(p. 59) it is told that Yavanna made for the Elves of Tirion
... a tree like to a lesser image of Telperion, save that it did not give light of its own being; Galathilion it was named in the Sindarin tongue. This tree was planted in the courts beneath the Mindon and there flourished, and its seedlings were many in Eldamar. Of these one was afterwards planted in Tol Eressea, and it prospered there, and was named Celeborn; thence came in the fullness of time, as is elsewhere told, Nimloth, the White Tree of Numenor.(4) In A the sapling did not 'hold only lightly to the earth', but 'Aragorn and Gandalf dug deep.'
In the account of the riding from Rivendell and Lorien at the end of the chapter it is not said in any of the texts that Elrond brought the sceptre of Annuminas and surrendered it to Aragorn; this was only inserted on the final proof. Elrond's daughter is named Finduilas (VIII.370, 386, 425; at this stage Faramir's mother was named Rothinel, p. 54); and in A my father added, after 'Finduilas his daughter', '[and daughter of Celebrian child of Galadriel].' This is the first mention of Celebrian, by this or any name. In the last sentence of the chapter in A Aragorn 'wedded Finduilas Halfelven'; this name survived into B, where Faramir's mother Rothinel was changed to Finduilas, and Elrond's daughter Finduilas was changed to Arwen, called Undomiel.(5)
NOTES.
1. All names in RK not mentioned in my account can be presumed to be present already in A, with the exception of Beregond, which was only changed from Berithil on manuscript C. Thus Elfhelm is called 'Elfhelm the Marshal' (RK p. 244; cf. VIII.352); and the last king of the line of Anarion is Earnur, here first named (RK
p. 245; cf. VIII.153). The rather puzzling reference to Min-Rimmon (RK p. 245: 'tidings had gone out into all parts of Gondor, from Min-Rimmon even to Pinnath Gelin and the far coasts of the sea') goes back to A.
2. The words of Elendil do not appear in A.
3. In A the name Celeborn is spelt with C; so also Celebrian. In this chapter and in the next the C spelling reverted to K in the finely-written third manuscripts, but on both it was then corrected back to C.
4. Cf. also the Akallabeth in The Silmarillion, p. 263, and Of the Rings of Power and the Third Age, ibid. p. 291.

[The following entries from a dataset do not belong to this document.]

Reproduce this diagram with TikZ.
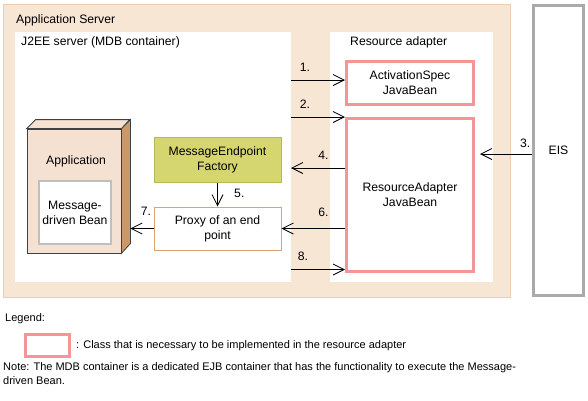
\documentclass[tikz,border=0pt]{standalone}
\usepackage{fontspec}
\setmainfont{Liberation Sans}
\usetikzlibrary{arrows.meta,positioning}
\definecolor{peach}{RGB}{248,230,213}
\definecolor{peachline}{RGB}{238,206,176}
\definecolor{implpink}{RGB}{244,150,150}
\definecolor{factory}{RGB}{214,214,112}
\definecolor{factoryline}{RGB}{182,186,84}
\definecolor{proxyline}{RGB}{218,164,112}
\definecolor{appfront}{RGB}{244,225,210}
\definecolor{appside}{RGB}{201,152,108}
\definecolor{eisline}{RGB}{170,170,170}

\begin{document}
\begin{tikzpicture}[x=1pt, y=-1pt, font=\fontsize{12.2}{15}\selectfont,
                    area/.style = {inner sep=0, outer sep=0, fill=white},
                    impl/.style = {draw=implpink, line width=3pt, fill=white, align=center, inner sep=0, minimum width=127pt},
                    box/.style = {draw, line width=1pt, align=center, inner sep=0, minimum width=127pt},
                    msg/.style = {-{Straight Barb[length=11pt,width=11pt]}, line width=0.8pt},
                    num/.style = {above=7pt, inner sep=1pt}]
                    \useasboundingbox (0,0) rectangle (588,400);
                    % containers
                    \node[area, draw=peachline, fill=peach, line width=1pt, minimum width=507pt, minimum height=293pt] (appsrv) at (256.5,150.5) {};
                    \node[area, minimum width=276pt, minimum height=250pt] (j2ee) at (153,157) {};
                    \node[area, minimum width=163pt, minimum height=250pt] (racont) at (411.5,157) {};
                    \node[anchor=west, inner sep=0] (appsrvlbl) at (16,20) {Application Server};
                    \node[anchor=west, inner sep=0] (j2eelbl) at (21,42) {J2EE server (MDB container)};
                    \node[anchor=west, inner sep=0] (racontlbl) at (350,42) {Resource adapter};
                    \node[draw=eisline, line width=3pt, fill=white, minimum width=50pt, minimum height=290pt, inner sep=0] (eis) at (558.5,150.5) {EIS};
                    % application
                    \node[draw=black!75, fill=appfront, line width=0.8pt, minimum width=94pt, minimum height=124pt, inner sep=0] (app) at (74,191) {};
                    \draw[draw=black!75, fill=appside, line width=0.8pt] (app.north east) -- ++(9,-9) -- ++(0,124) -- (app.south east) -- cycle;
                    \draw[draw=black!75, fill=appfront, line width=0.8pt] (app.north west) -- ++(9,-9) -- ++(94,0) -- (app.north east) -- cycle;
                    \node (applbl) at (76,161) {Application};
                    \node[draw=black!25, line width=1.5pt, fill=white, minimum width=72pt, minimum height=63pt, inner sep=0, align=center] (mdb) at (75,212.5) {Message-\\driven Bean};
                    % beans
                    \node[box, draw=factoryline, fill=factory, minimum height=45pt] (mef) at (217.5,159.5) {MessageEndpoint\\Factory};
                    \node[box, draw=proxyline, fill=white, minimum height=43pt] (proxy) at (217.5,228.5) {Proxy of an end\\point};
                    \node[impl, minimum height=43pt] (aspec) at (410,83) {ActivationSpec\\JavaBean};
                    \node[impl, minimum height=153pt] (rabean) at (410,195) {ResourceAdapter\\JavaBean};
                    % messages
                    \coordinate (m1) at ([yshift=3pt]aspec.west);
                    \coordinate (m3) at (480,154);
                    \coordinate (m4) at (rabean.west |- 0,168);
                    \coordinate (m7) at ([xshift=9pt]app.east |- proxy.west);
                    \coordinate (m8) at ([yshift=3.5pt]rabean.south west);
                    \path[msg] (j2ee.east |- m1) edge node[num, pos=.26] {1.} (m1);
                    \path[msg] (j2ee.east |- rabean.north west) edge node[num, pos=.26] {2.} (rabean.north west);
                    \path[msg] (eis.west |- m3) edge node[num, above=5pt, pos=.13] {3.} (m3);
                    \path[msg] (m4) edge node[num, pos=.4] {4.} (j2ee.east |- m4);
                    \path[msg] (mef) edge node[right=13pt, pos=.45] {5.} (proxy);
                    \path[msg] (rabean.west |- proxy.east) edge node[num, above=10pt, pos=.34] {6.} (proxy.east);
                    \path[msg] (proxy.west) edge node[num, above=12pt, pos=.33] {7.} (m7);
                    \path[msg] (j2ee.east |- m8) edge node[num, pos=.22] {8.} (m8);
                    % legend
                    \node[anchor=west, inner sep=0, font=\fontsize{11}{14}\selectfont] (legend) at (5,319) {Legend:};
                    \node[draw=implpink, line width=3pt, minimum width=44pt, minimum height=22pt, inner sep=0] (legbox) at (47.5,345.5) {};
                    \node[right=5pt of legbox, inner sep=0, font=\fontsize{11}{14}\selectfont] (legtext) {: Class that is necessary to be implemented in the resource adapter};
                    \node[anchor=north west, align=left, inner sep=0, font=\fontsize{11}{14}\selectfont] (note) at (3,362) {Note: The MDB container is a dedicated EJB container that has the functionality to execute the Message-\\driven Bean.};
                \end{tikzpicture}
\end{document}
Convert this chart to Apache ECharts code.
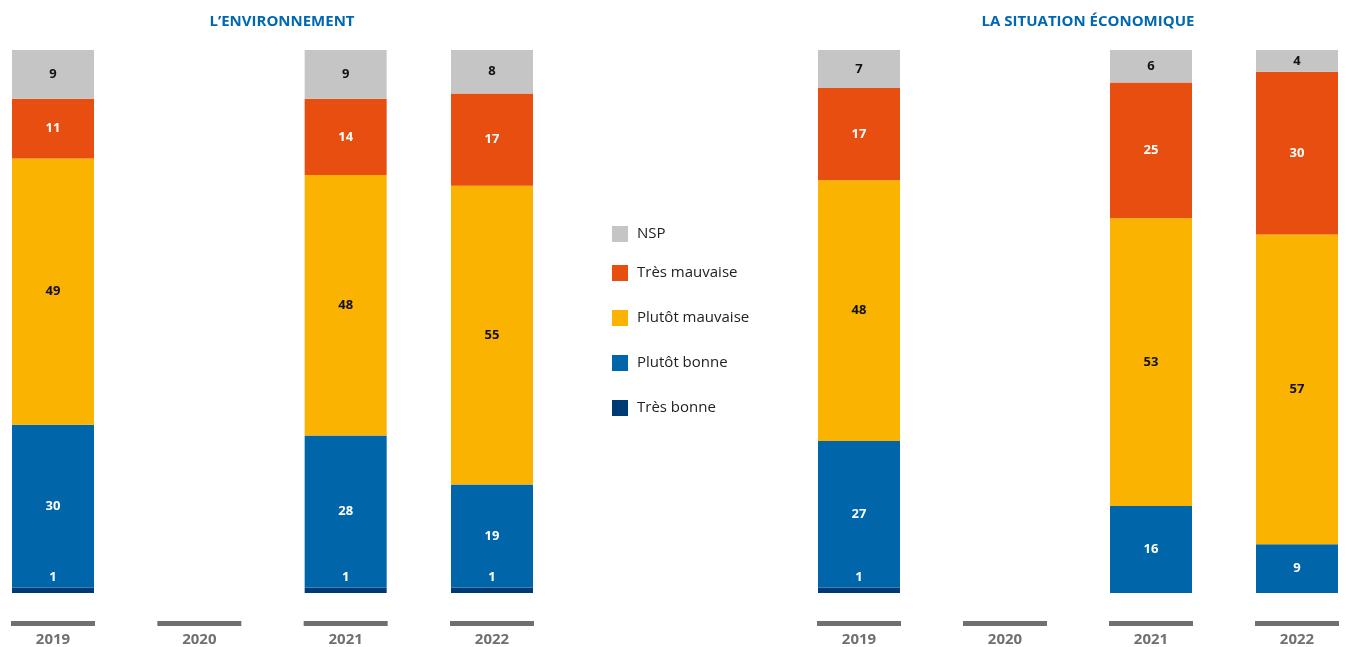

5. Arwen first emerged in the fair copy of the following chapter,
'Many Partings': see p. 66.
Note on the Chronology
A curious point of chronology that arises in this chapter concerns the lapse of time between the departure of the host from Minas Tirith and the destruction of the Ring.
At the beginning of the chapter, against the words 'When the Captains were but two days gone', the figure '19' is written in the margin of A, i.e. March 19. This is the chronology described in VIII.432, according to which the march from Minas Tirith began on the 17th (the 18th in RK).
When in RK (p. 239) it is said that 'the fifth day came since the Lady Eowyn went first to Faramir', and that was the day of the destruction of the Ring and the fall of the Dark Tower, the same is said in A (and subsequent texts); and at the head of that page my father noted: 'F.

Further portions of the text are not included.